Malgré leurs vices, les personnages de L’A26 vivent ensemble. Outre Yolande et son frère, il y a Jacqueline, l’amie de toujours de Bernard qui a épousé Roland avec qui elle tient un café. On se dit alors qu’ils ont quand même de l’intérêt les uns pour les autres. Mais tout ceci n’est qu’un leurre. Les apparences sont trompeuses :
Elle (Yolande) s'en fout, elle s'en est toujours foutue de tout ce qui n'était pas elle. On ne peut pas parler d'égoïsme, elle n'a jamais eu conscience des autres. Des figurants, tout au plus, son frère y compris. Quand elle est rentrée à la maison, le crâne rasé, pour ne plus jamais en ressortir, elle avait l'air soulagé, un visage de jeune nonne, sereine. Ils ne voulaient plus d'elle, elle n'avait jamais voulu d'eux. Les choses enfin étaient claires, en ordre, chacun chez soi. Elle n'a jamais souhaité autre chose que cette vie de chat, flatteries et nourritures. »

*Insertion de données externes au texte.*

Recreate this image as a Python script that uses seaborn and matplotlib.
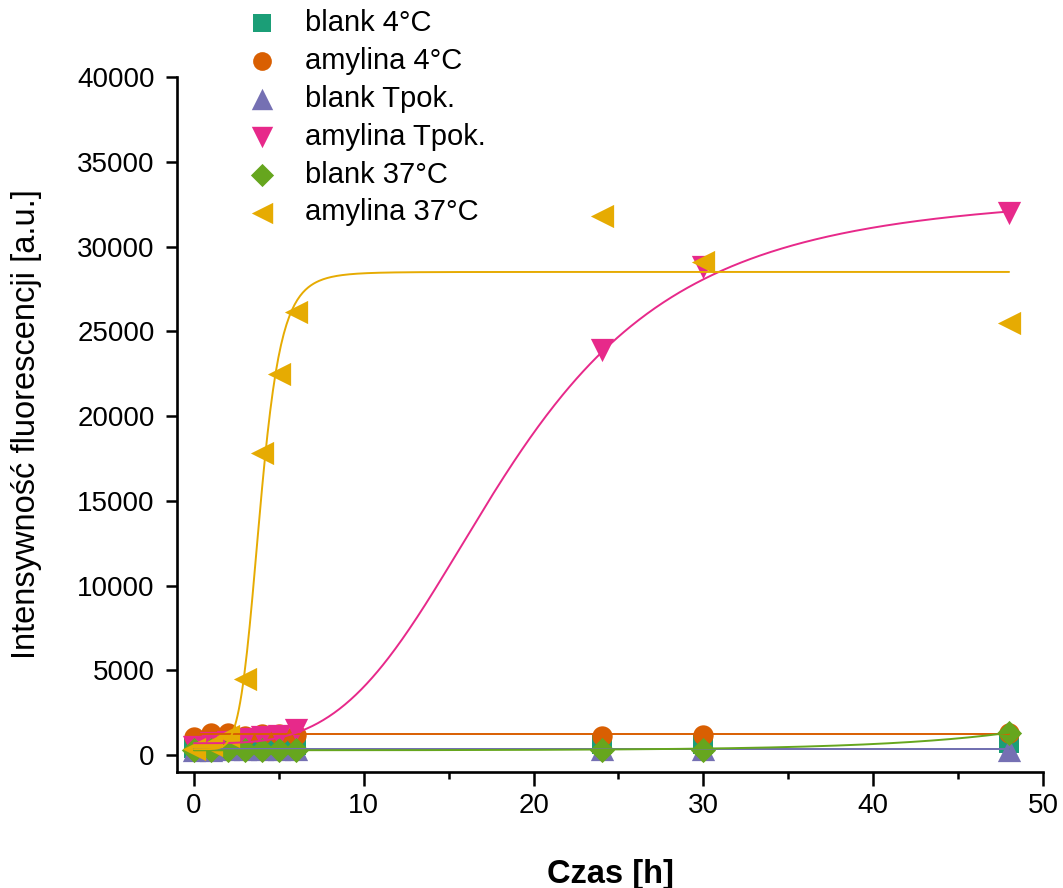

Là encore, la face cachée des personnages se révèle progressivement. Et on réalise combien ce qui est enfoui n’attend qu’une étincelle pour faire exploser le tout.
Remarquable roman qui décortique avec brio l’âme humaine dans ce qu’elle a de pire. L’art de cet écrivain consiste à ne pas nous montrer cette horreur avec de grandes tirades. Non, Pascal Garnier est un pro du détail. Le détail qui explique tout. Le détail qui tue. Et
- Non mais regarde-toi ! avec ton gros bide qui déborde de partout, ta langue pâteuse et tes yeux de veau ! Ah, il est beau le footballeur !
- Je t'emmerde ! Tu t'es regardée toi, avec tes nichons gants de toilette et tes tifs serpillière ? T'arriverais pas à faire bander le dernier des bicots qui bosse sur le chantier. T'es vieille, ma vieille, t'es moche et tu sens l'eau de vaisselle.
On a envie de les passer par les armes ces deux-la. Et quand ils commencent à s’en prendre l’un à l’autre, on boit du petit lait. On aurait presque envie de les titiller, de les liguer encore plus l’un contre l’autre. Quel horrible sentiment, pensez-vous ? Sans doute.
La fin est encore un feu d’artifice. Une fin qui donne envie d’autre chose, envie d’un ailleurs. Et cette phrase est comme annonciatrice de son dernier opus :
C'est tellement grisant le grand loin. Peu importe où l'on va, on y arrive toujours.